“Mari, muri e filo spinato”, tutto pronto per la IX edizione del Festival del Cinema dei Diritti Umani di Napoli
Diritti, solidarietà, eguaglianza, giustizia, denuncia: un filo diretto con il mondo che parte da Napoli.
E’ questo e tanto altro la IX edizione del “Festival del Cinema dei Diritti Umani di Napoli” quest’anno ribattezzato “Mari, muri e filo spinato” che si svolgerà dal 6 all’11 Novembre. Un “palcoscenico” itinerante fatto di parole ed azioni sul quale si susseguiranno voci e testimonianze con lo scopo di (ri)accendere l’attenzione su tematiche spesso dimenticate e silenti.“Il Festival -dichiarano gli organizzatori- vuole portare ogni anno a Napoli un po’ del nostro mondo imperfetto, per ricordare che gli uomini hanno uguali diritti anche se hanno pelle diversa e sono nati sotto stelle lontane. E lo fa attraverso la voce e i colori del cinema, quello che racconta storie di gente che non si arrende e che, chissà perché, non trova posto nelle maxi-sale e in tv”.

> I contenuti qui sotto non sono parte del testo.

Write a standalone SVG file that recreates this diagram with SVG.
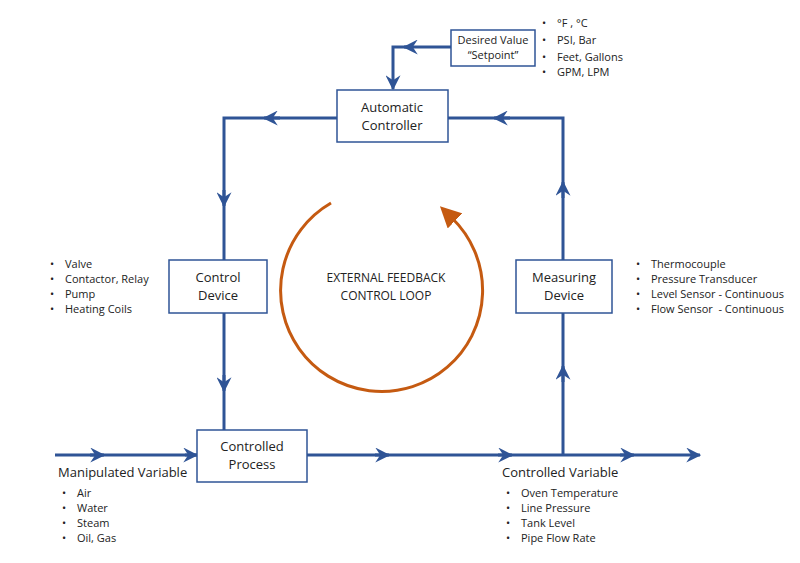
<svg xmlns="http://www.w3.org/2000/svg" width="800" height="563" viewBox="0 0 800 563">
<defs>
<style>
text{font-family:"Open Sans","Liberation Sans",sans-serif;fill:#222}
.b{fill:#fff;stroke:#2f5496;stroke-width:1.5}
.t{font-size:13px;text-anchor:middle}
.s{font-size:11px}
.l{fill:none;stroke:#2f5496;stroke-width:3}
</style>
<marker id="a" viewBox="0 0 12 12" refX="11" refY="6" markerWidth="5" markerHeight="5" markerUnits="strokeWidth" orient="auto"><path d="M0,0 L12,6 L0,12 L4,6z" fill="#2f5496"/></marker>
<marker id="o" viewBox="0 0 10 10" refX="2" refY="5" markerWidth="7" markerHeight="7" markerUnits="strokeWidth" orient="auto"><path d="M0,0 L10,5 L0,10z" fill="#c55a11"/></marker>
</defs>
<g id="connectors">
<path class="l" d="M451,47 H393 V89" marker-end="url(#a)"/>
<path class="l" d="M412,47 H404" marker-end="url(#a)"/>
<path class="l" d="M337,118 H224 V260"/>
<path class="l" d="M280,118 H264" marker-end="url(#a)"/>
<path class="l" d="M224,190 V206" marker-end="url(#a)"/>
<path class="l" d="M224,313 V430"/>
<path class="l" d="M224,375 V391" marker-end="url(#a)"/>
<path class="l" d="M563,455 V118 H448"/>
<path class="l" d="M510,118 H494" marker-end="url(#a)"/>
<path class="l" d="M563,198 V182" marker-end="url(#a)"/>
<path class="l" d="M563,382 V366" marker-end="url(#a)"/>
<path class="l" d="M55,455 H197"/>
<path class="l" d="M90,455 H104" marker-end="url(#a)"/>
<path class="l" d="M185,455 H197" marker-end="url(#a)"/>
<path class="l" d="M307,455 H700" marker-end="url(#a)"/>
<path class="l" d="M375,455 H389" marker-end="url(#a)"/>
<path class="l" d="M498,455 H512" marker-end="url(#a)"/>
<path class="l" d="M620,455 H634" marker-end="url(#a)"/>
<path d="M331,203 A101,101 0 1 0 452,218" fill="none" stroke="#c55a11" stroke-width="3" marker-end="url(#o)"/>
</g>
<g id="setpoint"><rect class="b" x="451" y="30" width="84" height="36"/><text class="t" x="493" y="44" style="font-size:11px">Desired Value</text><text class="t" x="493" y="59" style="font-size:11px">“Setpoint”</text></g>
<g id="controller"><rect class="b" x="337" y="90" width="111" height="52"/><text class="t" x="392" y="112">Automatic</text><text class="t" x="392" y="130">Controller</text></g>
<g id="control-device"><rect class="b" x="169" y="260" width="98" height="53"/><text class="t" x="218" y="282">Control</text><text class="t" x="218" y="300">Device</text></g>
<g id="measuring-device"><rect class="b" x="516" y="260" width="96" height="53"/><text class="t" x="564" y="282">Measuring</text><text class="t" x="564" y="300">Device</text></g>
<g id="process"><rect class="b" x="197" y="430" width="110" height="52"/><text class="t" x="252" y="451">Controlled</text><text class="t" x="252" y="469">Process</text></g>
<g id="loop"><text class="t" x="386" y="282" style="font-size:12px">EXTERNAL FEEDBACK</text><text class="t" x="386" y="300" style="font-size:12px">CONTROL LOOP</text></g>
<g id="units" class="s"><text x="542" y="27" class="s">•</text><text x="557" y="27" class="s">°F , °C</text><text x="542" y="44" class="s">•</text><text x="557" y="44" class="s">PSI, Bar</text><text x="542" y="61" class="s">•</text><text x="557" y="61" class="s">Feet, Gallons</text><text x="542" y="76" class="s">•</text><text x="557" y="76" class="s">GPM, LPM</text></g>
<g id="actuators"><text x="50" y="268" class="s">•</text><text x="65" y="268" class="s">Valve</text><text x="50" y="283" class="s">•</text><text x="65" y="283" class="s">Contactor, Relay</text><text x="50" y="298" class="s">•</text><text x="65" y="298" class="s">Pump</text><text x="50" y="313" class="s">•</text><text x="65" y="313" class="s">Heating Coils</text></g>
<g id="sensors"><text x="636" y="268" class="s">•</text><text x="651" y="268" class="s">Thermocouple</text><text x="636" y="283" class="s">•</text><text x="651" y="283" class="s">Pressure Transducer</text><text x="636" y="298" class="s">•</text><text x="651" y="298" class="s">Level Sensor - Continuous</text><text x="636" y="313" class="s">•</text><text x="651" y="313" class="s" xml:space="preserve">Flow Sensor  - Continuous</text></g>
<g id="manipulated"><text x="58" y="477" style="font-size:13px">Manipulated Variable</text><text x="62" y="497" class="s">•</text><text x="77" y="497" class="s">Air</text><text x="62" y="512" class="s">•</text><text x="77" y="512" class="s">Water</text><text x="62" y="527" class="s">•</text><text x="77" y="527" class="s">Steam</text><text x="62" y="542" class="s">•</text><text x="77" y="542" class="s">Oil, Gas</text></g>
<g id="controlled"><text x="502" y="477" style="font-size:13px">Controlled Variable</text><text x="506" y="497" class="s">•</text><text x="521" y="497" class="s">Oven Temperature</text><text x="506" y="512" class="s">•</text><text x="521" y="512" class="s">Line Pressure</text><text x="506" y="527" class="s">•</text><text x="521" y="527" class="s">Tank Level</text><text x="506" y="542" class="s">•</text><text x="521" y="542" class="s">Pipe Flow Rate</text></g>
</svg>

Migranti, uranio impoverito, tortura, salute mentale: tanti i temi che si affronteranno e sviscereranno in una settimana piena di eventi tra dibattiti, proiezioni, approfondimenti e mostre fotografiche in grado di emozionare. Ospiti illustri come Erri De Luca, Ilaria Cucchi, Domenico Lucano, sindaco di Riace, e tanti altri, saranno parte integrante di un momento di discussione e riflessione collettiva.
Nelle giornate dal 6 al 10 novembre sarà possibile assistere, gratuitamente, in seconda serata, nello spazio comunale Piazza Forcella ai film selezionati per il concorso cinematografico e candidati ai premi.“Nel nostro Festival -continuano i promotori- c’è spazio per voci di donne e uomini che sognano nuove vite, ma anche per chi è rinchiuso in un braccio del penitenziario napoletano di Poggioreale; insieme a noi prenderanno forma i fantasmi degli ospedali psichiatrici. Tenteremo di capire cosa si nasconde dietro la strage dei militari italiani colpiti dalle radiazioni dell’uranio impoverito e scopriremo che la tortura, che abbiamo raccontato in tanti film sudamericani, vive anche dietro le porte chiuse di casa nostra, delle nostre caserme”.